2. Repetiram-me, todo este
Verão, que a Missa precisa de uma reforma profunda. Algumas queixas eram
bem identificadas: três leituras e um salmo muito longe do nosso tempo,
remetendo-nos sempre para um passado, que já não nos diz nada; as chamadas
orações eucarísticas são pouco variadas e parecem existir apenas para
enquadrar a chamada consagração do pão e do vinho, a matéria da comunhão,
e um enigmático pedido de Jesus, fazei isto em memória de Mim.
Será que esses reformadores querem agora Missas
à la carte?
A situação real é muito mais grave do que estas
amostras de descontentamento podem sugerir.
Repetimos, em todas as Missas, o pedido de Jesus.
Essa repetição cumpre um desejo ou repete uma traição?
3. Será Jesus que precisa que
nos lembremos dele ou seremos nós que, sem olhar para o seu percurso, nos
tornamos incapazes de encontrar o nosso próprio caminho? Será Cristo que
precisa da celebração da Eucaristia ou somos nós? Ele pede-nos uma
fidelidade a um ritual ou exige que continuemos, com Ele, o Evangelho da
Alegria para os dias de hoje? A missa é um encontro com o passado ou uma
fonte de desassossego do nosso presente? Um despertador ou um calmante?
Não celebramos a Eucaristia porque ela faça falta a Jesus, mas porque nos
é fundamental.
Os liturgistas garantiram, nas celebrações da
Eucaristia, a presença da memória do Antigo e do Novo Testamento, mediante
uma distribuição abundante das suas leituras. O passado não falta. Mas a
Eucaristia é só uma memória do passado? Um acontecimento do passado? Uma
visita a esse grande museu literário?
Onde estão as narrativas da vida dos que
participam nas celebrações? Essas são as páginas brancas do Evangelho de
que falou o Papa Francisco na sua viagem apostólica à Polónia, no encontro
com os sacerdotes, religiosos e seminaristas. Só vale a pena irmos à Missa
para sairmos modificados.
Uma Igreja pode estar cheia de gente, sem gente.

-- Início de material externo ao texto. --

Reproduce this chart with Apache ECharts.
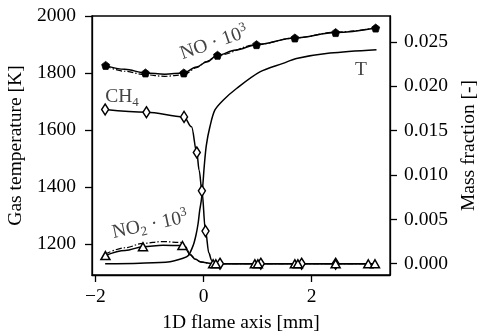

Como poderá acontecer a transfiguração da vida das pessoas da comunidade
cristã se as pessoas não estão lá com a realidade complexa da sua vida de
semana? É uma assembleia clandestina de si mesma. Só se ouvem as vozes do
passado e o presente é confiscado pelo clero, o único que tem voz e vez.
Não é totalmente verdade. Conheço um clérigo,
chamado Papa Francisco, que não falou aos jovens sem antes os ouvir e
interrogar, de muitos modos. Não para os adular nem para receber o seu
aplauso, mas para recolher as suas inquietações e lhes lançar novos
desafios. Não quer jovens adormecidos, pasmados, entontecidos. Não viemos
ao mundo para vegetar, para fazer da vida um sofá que nos adormeça. Viemos
para deixar uma marca.
Quando se pergunta que fazer da Missa, não pode
ser apenas, nem sobretudo, para lhe encontrar um ritual mais simpático,
mais agradável, uma antologia de leituras mais encantatórias.
A pergunta real é outra. Em que Igreja precisamos
de nos transformar, para celebrar uma Eucaristia que nos responsabilize e
nos faça sair para a transformação da sociedade?
Importa criar uma circulação permanente entre o
que se passa no mundo e na Missa. Uma Missa sem mundo em transfiguração só
pode gerar um mundo sem missa e sem o seu desejo.